# My never ending battle with this CA18DET



## omgwtf (Mar 26, 2012)

I have been fighting this thing since i got it put in the ca it hasnt been right since day one! its been 3 years mostly due to the military moving me around, but ive never gotten to really drive my car and its really starting to get to me. Now that my rant is done, i am trying to fix the car wanting to run rich when i hit the gas. it will idle around 15:1 jumping around erratically but when i hit the gas even under no load it goes full rich. ive checked vacuum lines 100 times i hooked up an air compressor and found a few leaks in my intercooler piping yesterday and fixed those. ive put 3 diff MAFS on the car with no help, ive set fuel pressure the correct way, ive set tps, ive set timing. IDK WHAT THIS THINGS PROBLEM IS?!?!? i am running nistune, 444cc inj, n60 or n62 MAFS i have both, nismo adj FPR, gt28rs, FMIC, Greddy type S, CP forged pistons, fully rebuilt with all nissan gaskets 2000 miles ago, AEM UEGO wideband, knock sensor bypassed. Thats all i can think of at the moment.

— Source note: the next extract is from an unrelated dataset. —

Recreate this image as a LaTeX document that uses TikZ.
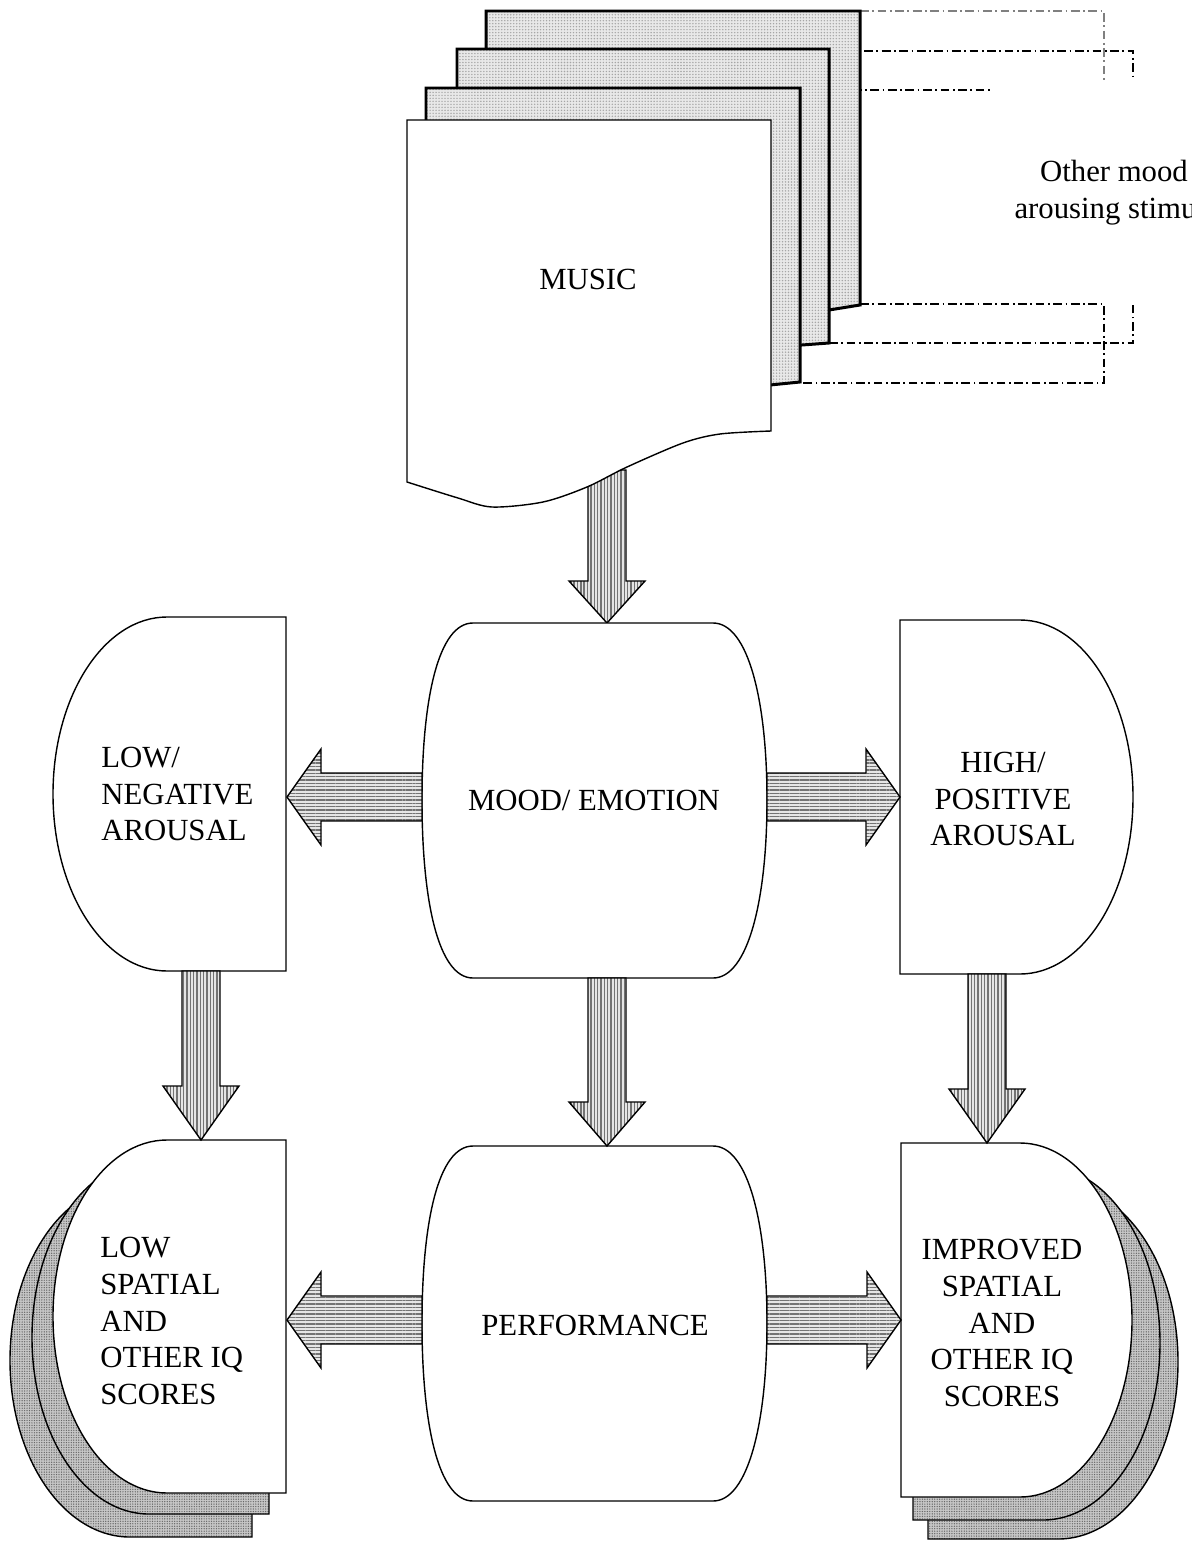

I really want to figure this thing out if not im gonna use the engine for target practice im getting fed up with it and go SR. it will hesistae so bad i can barely drive it. i pulled injectors the other day to look at them but had to sttop mid way and put them back in could my o-ring have started leaking air into the manifold? or do i have a leaky injector ( i wouldnt think bc the idle is on the leaner side) ANYONE give me what ever you have flaming or not i dont care at this point i just want it fixed.

Edit: the coolant temp sensor was replaced a month ago with ka one


----------